One of my biggest challenges is that my customers are mostly (85%) in North America. I, however, am in the UK, as is my awesome first employee, who handles customer success and copywriting at the moment.
So we can have a situation where someone on the west coast of the USA reaches out for help, and we don't even see the query for 16 hours. We can respond to a ticket immediately upon seeing it, and so can the customer, and yet a conversation can feel stilted, slow and the customer can be left feeling like we don't care.
The other big challenge we have is ensuring that we listen to the customers and are including customer feedback in our planning and product development processes. We don't have a lot of time in the day to do the kind of proactive outreach I'd like, and I struggle to look at things from the customers' perspective often enough.
The solution to both of these problems was obvious - we needed another person, working North American time, dedicated to customer success and becoming the voice of the customer in the business.
And as of this week, we have found that person - a thoroughly delightful, enthusiastic, experienced, spreadsheet-obsessed Canadian.

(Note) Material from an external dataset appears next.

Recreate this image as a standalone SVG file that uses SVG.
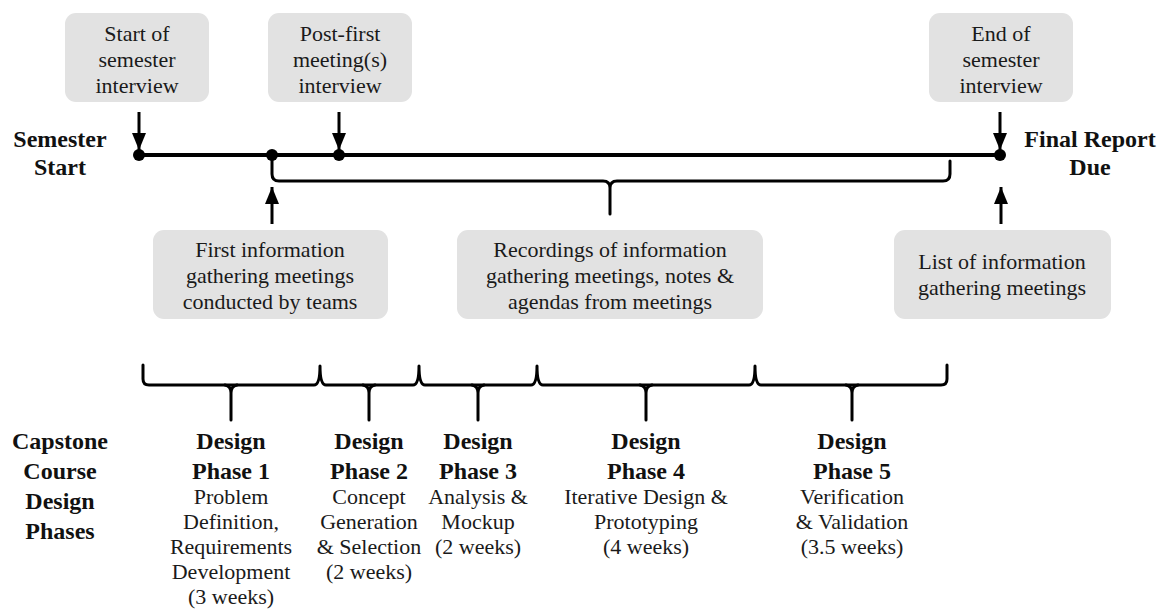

We couldn't be more excited, this opens up so many opportunities and should make a huge difference to how our customers see us in future.
Hiring our first fully remote person has been, and continues to be, a complicated process. How do you advertise a job where the potential pool of people spans two continents and 35 or so countries? How do you pick a salary range? How do you bring them on board, logistically? How do you ensure they don't lose out on national employee rights and benefits by working for an overseas company? How do you cover yourself when your new employee is based thousands of miles away? How do you manage them, when your work days only overlap for an hour?
Some of these are questions we've already managed to answer. Some we are working on now. And there will be more to come in the coming months. When our new team member has settled down, I'll write about the process and the pitfalls so everyone else can avoid repeating my mistakes!
Anyway, this felt like a big enough deal to mark as a major milestone. What started in 2012 as a few lines of PHP I wrote while learning to code is now a fully-fledged and growing business with employees in multiple countries.